Maintaining emotional well-being. The current crisis has also led to unparalleled levels of stress and burnout, which lead to increased attrition, sick-leave and associated skills shortages. In the UK, nearly half of doctors (44%) are suffering from burnout, depression or anxiety because of the pandemic. Fifty-one percent don’t feel personally supported by their employers or the government. These individuals are at risk of attrition, now and post-Covid-19.
As part of their duty of care, all employers should find ways to connect with individual workers and assess their stress levels. By caring for their emotional well-being, employers can build deeper relationships with every employee, permanent and contingent.
Distributing workload. Workload also plays a role in burnout and stress levels. Obviously, workload is at record levels. However, having more accurate visibility over worker availability and urgent roles in the future will help to distribute workload. People can be placed into critical roles as-needed, based on their skills, experience and availability. Matching algorithms can even automate some of this, making the process even more timely and efficient.
Having this workforce overview is even more important when temporarily mobilizing workers or engaging with contingent ones. In New York City, staffing shortages have led Mayor Bill de Blasio to propose a draft of healthcare workers, a “national effort to enlist doctors, nurses, hospital workers of all kinds and get them where they are needed most.” New York recently used its mobile emergency alert system to ask for healthcare volunteers; 80,000 retirees answered the call, alongside 1,000 military medics.
Meanwhile, nationwide, US hospitals are scrambling to retrain healthcare workers in other medical fields for the Covid-19 response and mobilize others in less-impacted states.

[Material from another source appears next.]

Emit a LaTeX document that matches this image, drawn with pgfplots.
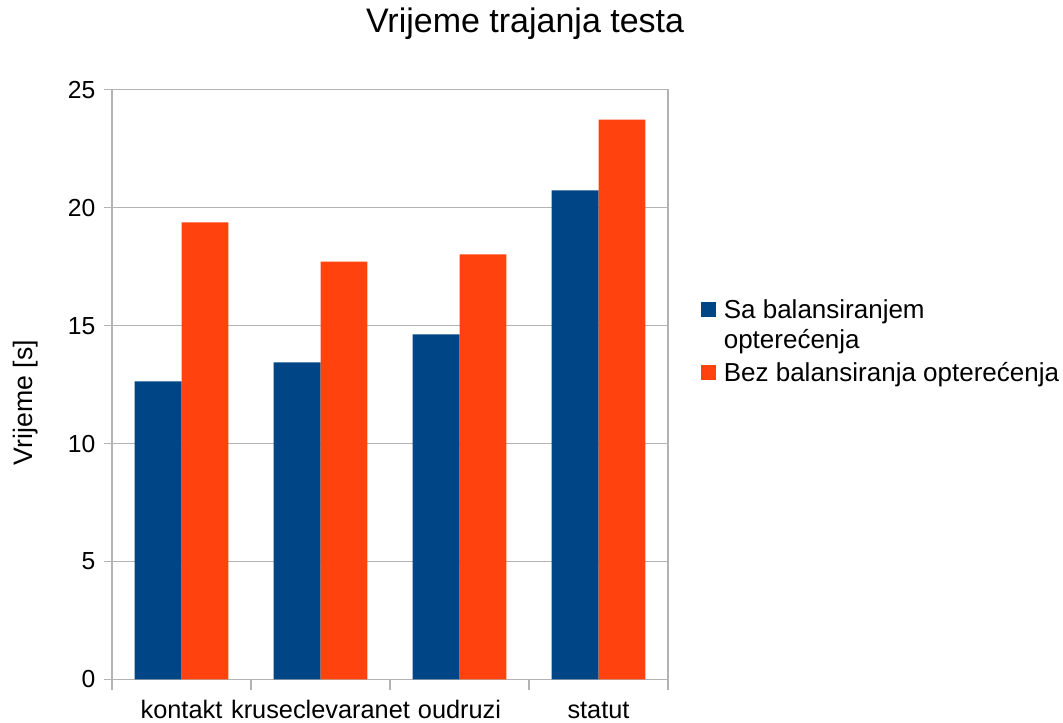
\documentclass[border=0pt]{standalone}
\usepackage{pgfplots}
\pgfplotsset{compat=1.18}
\usepackage{fontspec}
\setmainfont{Liberation Sans}
\definecolor{lobblue}{HTML}{004586}
\definecolor{loorange}{HTML}{FF420E}
\definecolor{frame}{HTML}{B3B3B3}
\begin{document}
\begin{tikzpicture}
\useasboundingbox (0,0) rectangle (797.25pt,541.5pt);
\begin{axis}[
  at={(84pt,32pt)}, anchor=south west,
  scale only axis,
  width=417pt, height=442.1pt,
  ybar=0pt, bar width=0.338,
  xmin=-0.5, xmax=3.5,
  ymin=0, ymax=25,
  ytick={0,5,10,15,20,25},
  xtick={0,1,2,3},
  xticklabels={kontakt,kruseclevaranet,oudruzi,statut},
  minor xtick={-0.5,0.5,1.5,2.5,3.5},
  tick pos=left,
  tick align=outside,
  major x tick style={draw=none},
  minor x tick style={draw=frame, line width=0.8pt},
  minor tick length=8pt,
  major tick length=6pt,
  y tick style={draw=frame, line width=0.8pt},
  ymajorgrids,
  grid style={draw=frame, line width=0.8pt},
  axis line style={draw=frame, line width=0.8pt},
  yticklabel style={font=\fontsize{18.5}{22}\selectfont, xshift=-3pt},
  /pgf/number format/assume math mode=true,
  xticklabel style={font=\fontsize{19}{23}\selectfont, anchor=base, yshift=-23.5pt, text depth=0pt},
  ylabel={Vrijeme [s]},
  ylabel style={at={(axis description cs:-0.1421,0.4696)}, anchor=base, font=\fontsize{20}{24}\selectfont},
  title={Vrijeme trajanja testa},
  title style={at={(axis description cs:0.743,1.0845)}, anchor=base, font=\fontsize{25.5}{30}\selectfont},
  legend style={at={(axis description cs:1.0594,0.6485)}, anchor=north west, draw=none, fill=none,
    font=\fontsize{19.5}{22.5}\selectfont, row sep=3.5pt, column sep=0pt, inner sep=0pt,
    cells={anchor=base west},
    nodes={inner sep=0pt, text depth=}},
  legend image code/.code={\fill[#1] (0pt,0.75pt) rectangle (11.25pt,12pt); \path (16.9pt,0pt);},
  clip=false,
]
\addplot[fill=lobblue, draw=none] coordinates {(0,12.64) (1,13.44) (2,14.63) (3,20.74)};
\addplot[fill=loorange, draw=none] coordinates {(0,19.38) (1,17.72) (2,18.02) (3,23.74)};
\legend{{\begin{tabular}[t]{@{}l@{}}Sa balansiranjem\\opterećenja\end{tabular}},Bez balansiranja opterećenja}
\end{axis}
\end{tikzpicture}
\end{document}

Retain for the long-term. This highlights another vital aspect of relationship-building with contingent workers: The people recruited temporarily now will hold continuous value to an organization in the future.
Now that healthcare organizations are rapidly upscaling their workforces, take the time to consider the next steps for each contingent worker, and discuss their aspirations. If there’s alignment between your organization’s goals and their career goals, it could be the start of a long-lasting working relationship.
Creating future-ready workforces. Healthcare leaders have an opportunity today to engage with the talent that will drive their organization’s future. Many advantages will come to organizations that have the right skills available, on-demand workforces, and the ability to adapt to change.
This all begins with the relationship between a contingent worker and their employer. Where a worker feels loyal toward an employer because they feel supported in their work and well-being. And where employers understand the people who work for them and where they can be placed to do their best work.